One of the happiest news I heard in the last two weeks is about Omani Jokha al Harthi winning the Man Booker International Prize. I celebrated with the region in this win because it’s a big deal and it should be a big deal because seldom will you find a writer with an authentic voice who comes from this part of the world to tell the story of its people.


Hollywood and much of western media and film production companies have a way of bastardizing cultures and origin stories different from what they are accustomed to. An AFP story which came out last week told the discoveries of Lebanese film buff Abboudi Abu Jawdeh who, for decades, has collected vintage film posters and has exhibited the narrow and shallow-minded interpretation of moviemakers about the Orient and the Middle East exposing how “a whole people was systematically dehumanised or vilified” where “female characters were largely belly dancers or enchantresses, silent ‘bundles of black’ or ‘terrorists’.


While it’s already 2019 and people are claiming to be “woke,” it is still easy to see that when you get out of Asia and the Middle East, many Westerners will still see this region as camel-riding, desert-conquering nomads who are stuck in the past and will brandish a knife when they don’t get what they want. That or blow you into pieces.

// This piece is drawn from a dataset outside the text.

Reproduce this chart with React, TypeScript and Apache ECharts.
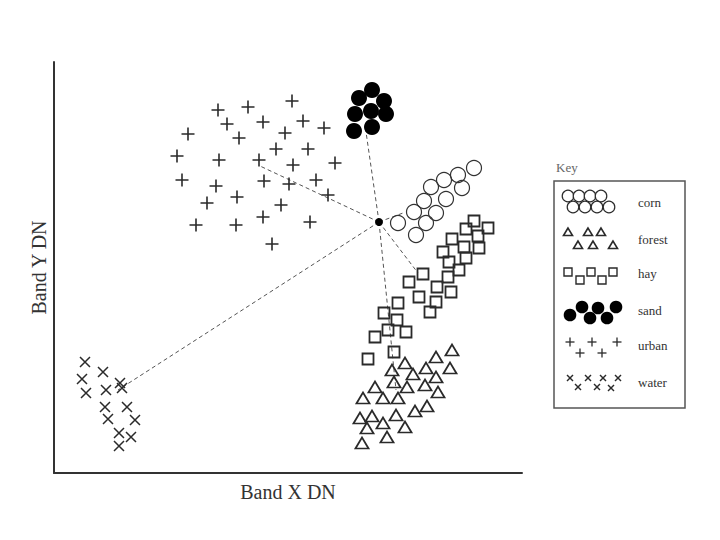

I can’t blame them though because much of the stories that one will hear and see today are already Westernized. The genie being blue and all-powerful in Aladdin has stuck with me for years and even that took a lot of will power to correct — genies aren’t blue and they don’t have that much power.


The challenge for storytellers in the Middle East is to raise their voice and up the ante and take charge of the narrative. People who don’t understand what the Middle East is all about had done so much damage that it needs a collective approach and spirit to paint the actual and correct reality of countries found in the region.


And it can be done. Perceptions can be changed. Belief systems can be rebooted but it will take double or triple the effort of the more established Western counterparts.


Jokha al Harthi is a prime example that the world is willing to listen to authentic voices — that it is interested to know about the story of the Middle East — its diversity, of how things are and were and how it is transforming so far away from the violent interpretation of its past.


She has to work with Marilyn Booth, a partner and translator, to bring her story to a much wider audience and together, they gave away some of the secrets to what makes Oman a country of tolerance and example of peace. And they succeeded — one step to so much more in order to bring the world to understand that people in this region have stories and it’s not exactly the ones they already know.